■ **TASK TO CARRY OUT**: Reproduce the opening lines of the records exactly, up to and including the line in which "fontfamily='Lato', fontweight='bold', fontsize=32)" occurs.

Part of a data file
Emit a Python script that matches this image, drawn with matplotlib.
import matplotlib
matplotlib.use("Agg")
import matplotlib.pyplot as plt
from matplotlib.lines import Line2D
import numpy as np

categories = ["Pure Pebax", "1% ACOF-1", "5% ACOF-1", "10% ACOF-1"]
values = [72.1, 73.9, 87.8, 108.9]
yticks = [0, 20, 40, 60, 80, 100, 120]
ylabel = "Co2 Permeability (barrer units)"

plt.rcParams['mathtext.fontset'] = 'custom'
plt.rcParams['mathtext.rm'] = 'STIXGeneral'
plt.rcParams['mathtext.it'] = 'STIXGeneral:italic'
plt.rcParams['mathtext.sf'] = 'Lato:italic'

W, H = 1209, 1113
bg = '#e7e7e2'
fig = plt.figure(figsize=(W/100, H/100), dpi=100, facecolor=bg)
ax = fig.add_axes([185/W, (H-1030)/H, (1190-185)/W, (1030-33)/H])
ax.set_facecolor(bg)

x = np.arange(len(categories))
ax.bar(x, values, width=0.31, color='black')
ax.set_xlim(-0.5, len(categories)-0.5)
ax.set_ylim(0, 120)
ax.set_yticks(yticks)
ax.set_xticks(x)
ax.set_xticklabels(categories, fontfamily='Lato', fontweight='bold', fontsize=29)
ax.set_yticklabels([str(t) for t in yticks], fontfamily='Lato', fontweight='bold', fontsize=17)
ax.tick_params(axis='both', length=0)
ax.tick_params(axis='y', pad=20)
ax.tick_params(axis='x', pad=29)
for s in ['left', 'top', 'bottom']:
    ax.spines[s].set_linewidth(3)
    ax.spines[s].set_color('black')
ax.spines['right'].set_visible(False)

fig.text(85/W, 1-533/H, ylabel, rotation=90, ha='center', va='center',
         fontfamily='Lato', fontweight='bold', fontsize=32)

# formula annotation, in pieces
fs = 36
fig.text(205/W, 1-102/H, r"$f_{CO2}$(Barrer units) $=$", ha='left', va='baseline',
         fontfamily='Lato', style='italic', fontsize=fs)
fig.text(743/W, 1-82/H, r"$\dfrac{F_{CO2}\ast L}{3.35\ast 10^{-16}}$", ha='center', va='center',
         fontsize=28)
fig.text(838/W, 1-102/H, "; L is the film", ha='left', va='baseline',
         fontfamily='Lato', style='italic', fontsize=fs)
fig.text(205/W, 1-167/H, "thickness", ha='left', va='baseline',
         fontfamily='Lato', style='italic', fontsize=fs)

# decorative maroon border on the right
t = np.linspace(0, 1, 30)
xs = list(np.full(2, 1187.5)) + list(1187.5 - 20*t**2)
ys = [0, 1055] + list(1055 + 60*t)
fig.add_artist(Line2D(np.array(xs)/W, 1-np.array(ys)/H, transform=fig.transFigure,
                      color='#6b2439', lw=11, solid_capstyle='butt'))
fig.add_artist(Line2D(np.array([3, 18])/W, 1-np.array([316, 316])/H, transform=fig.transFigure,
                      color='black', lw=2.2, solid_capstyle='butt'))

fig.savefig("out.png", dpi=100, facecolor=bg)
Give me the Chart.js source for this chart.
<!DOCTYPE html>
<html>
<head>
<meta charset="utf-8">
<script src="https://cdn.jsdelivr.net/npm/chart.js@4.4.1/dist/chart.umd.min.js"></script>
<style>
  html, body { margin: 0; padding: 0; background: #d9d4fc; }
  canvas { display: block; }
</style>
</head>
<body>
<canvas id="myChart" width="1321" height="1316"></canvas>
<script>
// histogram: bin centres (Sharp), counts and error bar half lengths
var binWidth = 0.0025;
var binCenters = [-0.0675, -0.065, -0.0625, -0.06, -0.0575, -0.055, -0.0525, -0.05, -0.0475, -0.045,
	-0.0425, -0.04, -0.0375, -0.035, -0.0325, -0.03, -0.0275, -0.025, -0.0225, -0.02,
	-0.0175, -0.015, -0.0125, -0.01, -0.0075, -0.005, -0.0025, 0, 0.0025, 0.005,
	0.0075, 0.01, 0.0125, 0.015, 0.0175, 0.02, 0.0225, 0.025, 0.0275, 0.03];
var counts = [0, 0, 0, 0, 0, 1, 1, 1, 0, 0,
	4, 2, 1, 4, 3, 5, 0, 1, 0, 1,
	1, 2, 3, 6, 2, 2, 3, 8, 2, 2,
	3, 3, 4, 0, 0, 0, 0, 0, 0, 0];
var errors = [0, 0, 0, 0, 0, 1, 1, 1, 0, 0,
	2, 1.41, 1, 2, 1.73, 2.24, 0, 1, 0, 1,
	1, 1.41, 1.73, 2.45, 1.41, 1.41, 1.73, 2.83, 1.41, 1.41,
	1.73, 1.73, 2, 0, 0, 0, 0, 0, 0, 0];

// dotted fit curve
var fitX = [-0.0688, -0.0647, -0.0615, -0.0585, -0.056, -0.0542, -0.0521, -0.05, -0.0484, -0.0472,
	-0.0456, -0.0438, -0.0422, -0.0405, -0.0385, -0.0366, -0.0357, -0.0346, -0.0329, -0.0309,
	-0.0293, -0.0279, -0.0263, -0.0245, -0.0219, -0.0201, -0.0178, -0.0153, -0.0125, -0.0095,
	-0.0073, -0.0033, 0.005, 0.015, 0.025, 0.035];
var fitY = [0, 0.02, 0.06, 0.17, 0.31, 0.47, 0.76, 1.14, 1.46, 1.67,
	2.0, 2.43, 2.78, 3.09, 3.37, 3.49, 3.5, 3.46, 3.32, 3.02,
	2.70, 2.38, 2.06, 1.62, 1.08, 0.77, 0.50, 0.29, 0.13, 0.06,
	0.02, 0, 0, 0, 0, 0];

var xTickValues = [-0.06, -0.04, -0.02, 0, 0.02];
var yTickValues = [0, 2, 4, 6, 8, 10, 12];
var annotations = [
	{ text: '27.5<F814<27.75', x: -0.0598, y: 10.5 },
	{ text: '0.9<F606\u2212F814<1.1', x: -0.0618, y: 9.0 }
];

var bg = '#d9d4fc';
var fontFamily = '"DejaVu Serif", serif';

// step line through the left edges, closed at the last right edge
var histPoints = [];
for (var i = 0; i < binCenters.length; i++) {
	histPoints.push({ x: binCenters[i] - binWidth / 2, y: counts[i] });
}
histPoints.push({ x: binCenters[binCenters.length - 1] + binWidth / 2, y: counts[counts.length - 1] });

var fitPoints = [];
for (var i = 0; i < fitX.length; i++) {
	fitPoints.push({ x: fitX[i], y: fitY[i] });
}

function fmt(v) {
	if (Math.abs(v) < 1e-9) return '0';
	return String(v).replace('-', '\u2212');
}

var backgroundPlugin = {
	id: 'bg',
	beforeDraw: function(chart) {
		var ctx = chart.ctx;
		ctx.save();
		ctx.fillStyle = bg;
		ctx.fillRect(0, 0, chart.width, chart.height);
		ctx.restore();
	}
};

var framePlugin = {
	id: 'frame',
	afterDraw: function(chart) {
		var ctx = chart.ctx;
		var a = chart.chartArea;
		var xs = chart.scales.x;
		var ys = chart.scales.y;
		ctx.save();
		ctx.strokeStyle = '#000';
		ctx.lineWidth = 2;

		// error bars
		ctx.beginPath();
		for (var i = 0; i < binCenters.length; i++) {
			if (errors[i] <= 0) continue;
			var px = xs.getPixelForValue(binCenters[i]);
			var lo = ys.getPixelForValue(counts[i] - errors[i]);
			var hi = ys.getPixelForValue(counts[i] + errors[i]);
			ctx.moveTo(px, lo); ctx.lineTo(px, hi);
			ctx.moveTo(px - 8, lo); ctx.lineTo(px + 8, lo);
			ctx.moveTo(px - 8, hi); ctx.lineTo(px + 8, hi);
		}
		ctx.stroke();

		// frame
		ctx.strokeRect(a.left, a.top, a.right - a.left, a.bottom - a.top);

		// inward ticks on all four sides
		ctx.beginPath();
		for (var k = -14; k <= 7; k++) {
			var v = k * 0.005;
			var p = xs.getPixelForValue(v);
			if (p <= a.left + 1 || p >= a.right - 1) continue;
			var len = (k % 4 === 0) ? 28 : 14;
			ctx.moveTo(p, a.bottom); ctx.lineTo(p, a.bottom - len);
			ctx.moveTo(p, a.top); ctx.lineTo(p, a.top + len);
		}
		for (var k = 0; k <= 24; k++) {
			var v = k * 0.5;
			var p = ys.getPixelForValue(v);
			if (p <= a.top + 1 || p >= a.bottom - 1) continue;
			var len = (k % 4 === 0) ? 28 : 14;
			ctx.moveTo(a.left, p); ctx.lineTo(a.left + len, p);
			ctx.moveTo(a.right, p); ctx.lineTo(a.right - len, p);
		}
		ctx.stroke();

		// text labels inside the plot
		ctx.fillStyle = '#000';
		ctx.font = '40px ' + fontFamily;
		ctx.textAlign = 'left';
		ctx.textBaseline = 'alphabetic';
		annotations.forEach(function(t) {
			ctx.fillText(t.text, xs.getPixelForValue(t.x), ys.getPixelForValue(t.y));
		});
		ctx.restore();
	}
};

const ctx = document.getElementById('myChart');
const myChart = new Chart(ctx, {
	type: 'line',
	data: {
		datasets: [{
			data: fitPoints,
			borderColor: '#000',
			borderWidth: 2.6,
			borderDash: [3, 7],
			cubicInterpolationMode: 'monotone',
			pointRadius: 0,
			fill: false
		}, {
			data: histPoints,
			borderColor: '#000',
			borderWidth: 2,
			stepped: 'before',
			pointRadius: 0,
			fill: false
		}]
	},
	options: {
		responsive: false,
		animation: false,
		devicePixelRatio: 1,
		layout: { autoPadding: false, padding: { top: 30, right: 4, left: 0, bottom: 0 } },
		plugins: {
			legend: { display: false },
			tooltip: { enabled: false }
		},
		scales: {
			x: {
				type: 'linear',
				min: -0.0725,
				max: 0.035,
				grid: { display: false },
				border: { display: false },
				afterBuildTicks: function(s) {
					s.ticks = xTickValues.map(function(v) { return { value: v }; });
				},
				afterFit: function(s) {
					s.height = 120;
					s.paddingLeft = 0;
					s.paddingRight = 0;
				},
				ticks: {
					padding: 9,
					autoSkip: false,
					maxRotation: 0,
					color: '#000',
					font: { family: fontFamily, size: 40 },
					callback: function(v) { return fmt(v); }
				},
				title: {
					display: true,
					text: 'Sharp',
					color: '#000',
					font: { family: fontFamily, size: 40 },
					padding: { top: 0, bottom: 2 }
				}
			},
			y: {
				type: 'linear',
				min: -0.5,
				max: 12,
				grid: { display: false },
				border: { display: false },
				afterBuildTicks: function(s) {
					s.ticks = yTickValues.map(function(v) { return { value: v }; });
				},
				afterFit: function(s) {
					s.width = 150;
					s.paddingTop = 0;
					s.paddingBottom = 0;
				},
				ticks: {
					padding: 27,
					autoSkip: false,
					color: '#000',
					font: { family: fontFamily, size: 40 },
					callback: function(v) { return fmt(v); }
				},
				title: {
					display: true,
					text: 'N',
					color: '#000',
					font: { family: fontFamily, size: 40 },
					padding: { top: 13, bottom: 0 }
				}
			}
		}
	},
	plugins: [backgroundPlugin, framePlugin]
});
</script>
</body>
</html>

■ **ANSWER IN FULL**:
Emit a Python script that matches this image, drawn with matplotlib.
import matplotlib
matplotlib.use("Agg")
import matplotlib.pyplot as plt
from matplotlib.lines import Line2D
import numpy as np

categories = ["Pure Pebax", "1% ACOF-1", "5% ACOF-1", "10% ACOF-1"]
values = [72.1, 73.9, 87.8, 108.9]
yticks = [0, 20, 40, 60, 80, 100, 120]
ylabel = "Co2 Permeability (barrer units)"

plt.rcParams['mathtext.fontset'] = 'custom'
plt.rcParams['mathtext.rm'] = 'STIXGeneral'
plt.rcParams['mathtext.it'] = 'STIXGeneral:italic'
plt.rcParams['mathtext.sf'] = 'Lato:italic'

W, H = 1209, 1113
bg = '#e7e7e2'
fig = plt.figure(figsize=(W/100, H/100), dpi=100, facecolor=bg)
ax = fig.add_axes([185/W, (H-1030)/H, (1190-185)/W, (1030-33)/H])
ax.set_facecolor(bg)

x = np.arange(len(categories))
ax.bar(x, values, width=0.31, color='black')
ax.set_xlim(-0.5, len(categories)-0.5)
ax.set_ylim(0, 120)
ax.set_yticks(yticks)
ax.set_xticks(x)
ax.set_xticklabels(categories, fontfamily='Lato', fontweight='bold', fontsize=29)
ax.set_yticklabels([str(t) for t in yticks], fontfamily='Lato', fontweight='bold', fontsize=17)
ax.tick_params(axis='both', length=0)
ax.tick_params(axis='y', pad=20)
ax.tick_params(axis='x', pad=29)
for s in ['left', 'top', 'bottom']:
    ax.spines[s].set_linewidth(3)
    ax.spines[s].set_color('black')
ax.spines['right'].set_visible(False)

fig.text(85/W, 1-533/H, ylabel, rotation=90, ha='center', va='center',
         fontfamily='Lato', fontweight='bold', fontsize=32)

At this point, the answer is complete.